Provided information
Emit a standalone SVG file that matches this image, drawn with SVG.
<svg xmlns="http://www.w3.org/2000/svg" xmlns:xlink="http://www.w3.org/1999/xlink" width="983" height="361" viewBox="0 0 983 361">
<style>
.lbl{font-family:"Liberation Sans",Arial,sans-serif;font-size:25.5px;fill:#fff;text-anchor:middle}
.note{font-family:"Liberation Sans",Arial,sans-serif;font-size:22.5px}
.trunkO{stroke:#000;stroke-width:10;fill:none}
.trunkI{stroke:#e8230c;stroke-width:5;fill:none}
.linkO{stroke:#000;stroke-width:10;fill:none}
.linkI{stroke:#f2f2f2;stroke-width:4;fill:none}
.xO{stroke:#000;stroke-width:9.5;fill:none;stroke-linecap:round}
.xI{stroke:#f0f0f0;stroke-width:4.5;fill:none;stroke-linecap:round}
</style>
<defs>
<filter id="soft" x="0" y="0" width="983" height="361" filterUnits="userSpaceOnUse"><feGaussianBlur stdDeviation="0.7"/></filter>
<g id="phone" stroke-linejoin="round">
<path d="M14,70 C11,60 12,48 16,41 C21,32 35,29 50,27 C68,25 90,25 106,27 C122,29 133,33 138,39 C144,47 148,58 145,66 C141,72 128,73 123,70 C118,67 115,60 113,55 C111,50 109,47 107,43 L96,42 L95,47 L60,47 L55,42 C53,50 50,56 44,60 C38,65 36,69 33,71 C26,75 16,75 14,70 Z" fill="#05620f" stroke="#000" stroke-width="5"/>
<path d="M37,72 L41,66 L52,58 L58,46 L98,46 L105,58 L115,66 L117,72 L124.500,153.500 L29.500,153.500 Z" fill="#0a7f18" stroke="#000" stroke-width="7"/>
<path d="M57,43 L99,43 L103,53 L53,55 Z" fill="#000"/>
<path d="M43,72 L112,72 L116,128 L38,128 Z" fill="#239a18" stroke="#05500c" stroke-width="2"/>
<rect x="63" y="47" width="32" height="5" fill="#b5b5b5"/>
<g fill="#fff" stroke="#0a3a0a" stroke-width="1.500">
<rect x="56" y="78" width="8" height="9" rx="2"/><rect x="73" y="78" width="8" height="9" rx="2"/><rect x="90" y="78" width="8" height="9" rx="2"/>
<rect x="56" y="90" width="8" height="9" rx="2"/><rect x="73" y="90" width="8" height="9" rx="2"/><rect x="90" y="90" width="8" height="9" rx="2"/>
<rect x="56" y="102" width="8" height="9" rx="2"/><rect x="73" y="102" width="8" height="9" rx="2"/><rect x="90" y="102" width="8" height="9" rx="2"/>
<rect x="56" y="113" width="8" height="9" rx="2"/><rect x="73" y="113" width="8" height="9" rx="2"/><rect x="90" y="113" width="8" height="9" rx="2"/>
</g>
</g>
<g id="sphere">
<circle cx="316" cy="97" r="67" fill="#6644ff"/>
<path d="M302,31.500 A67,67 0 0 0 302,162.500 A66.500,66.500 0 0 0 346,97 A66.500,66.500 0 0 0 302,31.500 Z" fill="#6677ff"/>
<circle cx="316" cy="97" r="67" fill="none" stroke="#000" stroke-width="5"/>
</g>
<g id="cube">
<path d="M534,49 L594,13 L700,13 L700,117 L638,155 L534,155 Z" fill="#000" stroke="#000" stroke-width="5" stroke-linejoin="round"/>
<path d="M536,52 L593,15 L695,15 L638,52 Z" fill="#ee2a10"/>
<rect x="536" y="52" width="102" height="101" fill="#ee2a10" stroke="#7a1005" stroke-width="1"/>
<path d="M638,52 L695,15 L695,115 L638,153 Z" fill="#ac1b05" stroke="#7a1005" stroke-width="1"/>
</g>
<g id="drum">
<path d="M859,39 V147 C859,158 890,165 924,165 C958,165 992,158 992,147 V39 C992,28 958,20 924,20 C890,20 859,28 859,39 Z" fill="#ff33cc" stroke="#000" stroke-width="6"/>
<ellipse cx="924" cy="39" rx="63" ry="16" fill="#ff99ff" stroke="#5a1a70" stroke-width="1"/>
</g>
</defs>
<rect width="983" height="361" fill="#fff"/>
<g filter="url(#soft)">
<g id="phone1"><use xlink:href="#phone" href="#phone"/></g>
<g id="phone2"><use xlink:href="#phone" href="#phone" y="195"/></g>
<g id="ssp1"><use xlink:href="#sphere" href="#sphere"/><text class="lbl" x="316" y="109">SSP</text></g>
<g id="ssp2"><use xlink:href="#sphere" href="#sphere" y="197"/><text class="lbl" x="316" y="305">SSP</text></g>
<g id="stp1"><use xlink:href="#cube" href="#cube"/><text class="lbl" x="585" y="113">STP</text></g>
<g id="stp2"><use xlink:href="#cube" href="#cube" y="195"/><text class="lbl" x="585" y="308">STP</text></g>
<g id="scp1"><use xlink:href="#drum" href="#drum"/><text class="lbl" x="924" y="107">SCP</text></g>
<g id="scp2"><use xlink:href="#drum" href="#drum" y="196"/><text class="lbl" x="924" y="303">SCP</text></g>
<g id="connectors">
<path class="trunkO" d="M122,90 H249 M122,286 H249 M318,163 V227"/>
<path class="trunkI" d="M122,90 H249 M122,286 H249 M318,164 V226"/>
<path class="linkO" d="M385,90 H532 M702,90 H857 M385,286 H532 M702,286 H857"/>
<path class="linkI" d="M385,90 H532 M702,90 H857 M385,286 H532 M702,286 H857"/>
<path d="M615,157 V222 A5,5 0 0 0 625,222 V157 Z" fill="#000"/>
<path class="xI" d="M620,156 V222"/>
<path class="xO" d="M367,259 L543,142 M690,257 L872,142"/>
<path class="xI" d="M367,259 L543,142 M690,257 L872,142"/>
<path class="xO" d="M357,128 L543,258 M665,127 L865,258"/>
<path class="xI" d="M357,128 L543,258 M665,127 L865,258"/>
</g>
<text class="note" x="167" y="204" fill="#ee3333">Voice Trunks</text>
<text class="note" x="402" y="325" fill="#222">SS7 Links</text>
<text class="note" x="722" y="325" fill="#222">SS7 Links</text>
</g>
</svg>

--

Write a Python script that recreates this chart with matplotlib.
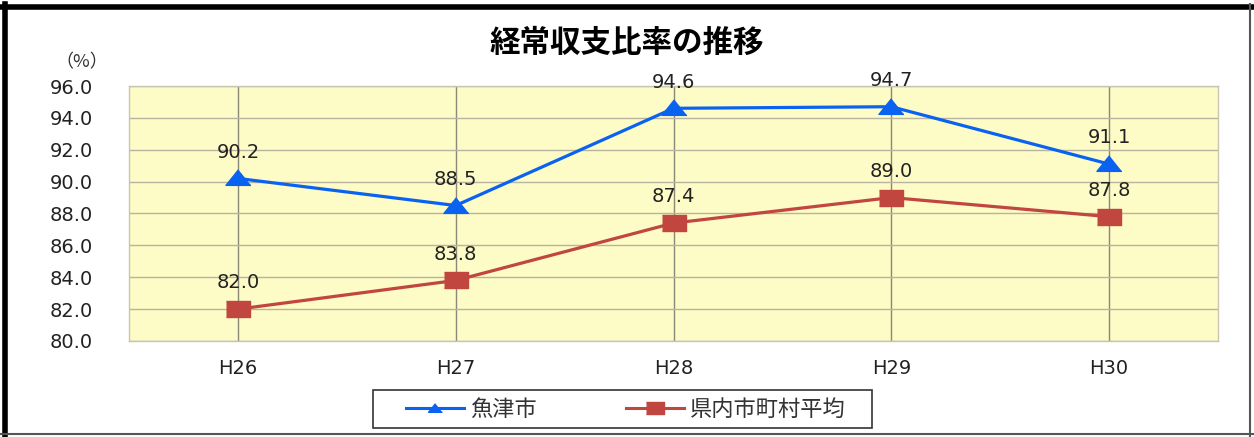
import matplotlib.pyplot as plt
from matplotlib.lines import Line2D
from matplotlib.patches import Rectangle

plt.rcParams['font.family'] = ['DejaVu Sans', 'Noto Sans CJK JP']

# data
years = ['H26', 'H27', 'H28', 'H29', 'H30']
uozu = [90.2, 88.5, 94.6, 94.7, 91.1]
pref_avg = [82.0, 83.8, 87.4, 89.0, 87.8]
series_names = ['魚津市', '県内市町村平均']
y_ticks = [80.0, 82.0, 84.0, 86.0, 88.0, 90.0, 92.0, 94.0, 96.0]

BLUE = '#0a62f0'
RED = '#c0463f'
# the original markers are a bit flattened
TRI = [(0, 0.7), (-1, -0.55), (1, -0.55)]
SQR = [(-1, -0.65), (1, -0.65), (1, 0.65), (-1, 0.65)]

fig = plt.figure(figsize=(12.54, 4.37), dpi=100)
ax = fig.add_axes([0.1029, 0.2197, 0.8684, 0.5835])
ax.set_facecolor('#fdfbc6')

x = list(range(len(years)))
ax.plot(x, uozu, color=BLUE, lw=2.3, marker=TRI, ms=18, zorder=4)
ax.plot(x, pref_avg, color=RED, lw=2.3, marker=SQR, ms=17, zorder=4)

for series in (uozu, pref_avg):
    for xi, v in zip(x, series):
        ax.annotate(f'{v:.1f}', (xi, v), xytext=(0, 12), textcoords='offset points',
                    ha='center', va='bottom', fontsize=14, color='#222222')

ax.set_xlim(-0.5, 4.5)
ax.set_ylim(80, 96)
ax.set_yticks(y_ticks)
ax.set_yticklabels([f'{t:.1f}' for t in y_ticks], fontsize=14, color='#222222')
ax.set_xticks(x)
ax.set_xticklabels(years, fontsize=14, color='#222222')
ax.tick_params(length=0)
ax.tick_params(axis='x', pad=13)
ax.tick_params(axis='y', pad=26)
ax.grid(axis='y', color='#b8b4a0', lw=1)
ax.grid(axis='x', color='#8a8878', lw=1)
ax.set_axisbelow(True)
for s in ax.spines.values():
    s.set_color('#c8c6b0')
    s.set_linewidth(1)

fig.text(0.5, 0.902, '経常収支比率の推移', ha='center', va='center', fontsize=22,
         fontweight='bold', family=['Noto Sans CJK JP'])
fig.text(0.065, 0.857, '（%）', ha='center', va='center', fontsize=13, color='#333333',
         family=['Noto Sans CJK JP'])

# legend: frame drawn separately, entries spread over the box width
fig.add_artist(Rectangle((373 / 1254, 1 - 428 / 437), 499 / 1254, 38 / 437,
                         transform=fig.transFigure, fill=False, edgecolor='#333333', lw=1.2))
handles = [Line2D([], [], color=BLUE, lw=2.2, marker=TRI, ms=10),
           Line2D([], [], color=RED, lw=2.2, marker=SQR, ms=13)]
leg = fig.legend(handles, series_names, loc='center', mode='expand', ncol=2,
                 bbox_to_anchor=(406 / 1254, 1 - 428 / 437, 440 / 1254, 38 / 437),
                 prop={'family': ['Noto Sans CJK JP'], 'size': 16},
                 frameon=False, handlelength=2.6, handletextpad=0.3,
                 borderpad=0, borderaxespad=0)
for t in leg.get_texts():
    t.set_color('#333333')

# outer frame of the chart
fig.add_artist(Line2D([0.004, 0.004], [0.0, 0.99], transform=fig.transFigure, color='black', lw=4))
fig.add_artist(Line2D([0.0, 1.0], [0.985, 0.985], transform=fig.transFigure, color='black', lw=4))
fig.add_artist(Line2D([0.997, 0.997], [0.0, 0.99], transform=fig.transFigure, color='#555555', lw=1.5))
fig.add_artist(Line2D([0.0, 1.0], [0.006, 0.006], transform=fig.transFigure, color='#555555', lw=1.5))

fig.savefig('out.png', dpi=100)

Problem to solve
Leaving out the pictures, extract the stretch from the line holding "Write a Python" through the line holding "ha='center', va='bottom', fontsize=14, color='#222222')", word for word.

Response to this exercise
Write a Python script that recreates this chart with matplotlib.
import matplotlib.pyplot as plt
from matplotlib.lines import Line2D
from matplotlib.patches import Rectangle

plt.rcParams['font.family'] = ['DejaVu Sans', 'Noto Sans CJK JP']

# data
years = ['H26', 'H27', 'H28', 'H29', 'H30']
uozu = [90.2, 88.5, 94.6, 94.7, 91.1]
pref_avg = [82.0, 83.8, 87.4, 89.0, 87.8]
series_names = ['魚津市', '県内市町村平均']
y_ticks = [80.0, 82.0, 84.0, 86.0, 88.0, 90.0, 92.0, 94.0, 96.0]

BLUE = '#0a62f0'
RED = '#c0463f'
# the original markers are a bit flattened
TRI = [(0, 0.7), (-1, -0.55), (1, -0.55)]
SQR = [(-1, -0.65), (1, -0.65), (1, 0.65), (-1, 0.65)]

fig = plt.figure(figsize=(12.54, 4.37), dpi=100)
ax = fig.add_axes([0.1029, 0.2197, 0.8684, 0.5835])
ax.set_facecolor('#fdfbc6')

x = list(range(len(years)))
ax.plot(x, uozu, color=BLUE, lw=2.3, marker=TRI, ms=18, zorder=4)
ax.plot(x, pref_avg, color=RED, lw=2.3, marker=SQR, ms=17, zorder=4)

for series in (uozu, pref_avg):
    for xi, v in zip(x, series):
        ax.annotate(f'{v:.1f}', (xi, v), xytext=(0, 12), textcoords='offset points',
                    ha='center', va='bottom', fontsize=14, color='#222222')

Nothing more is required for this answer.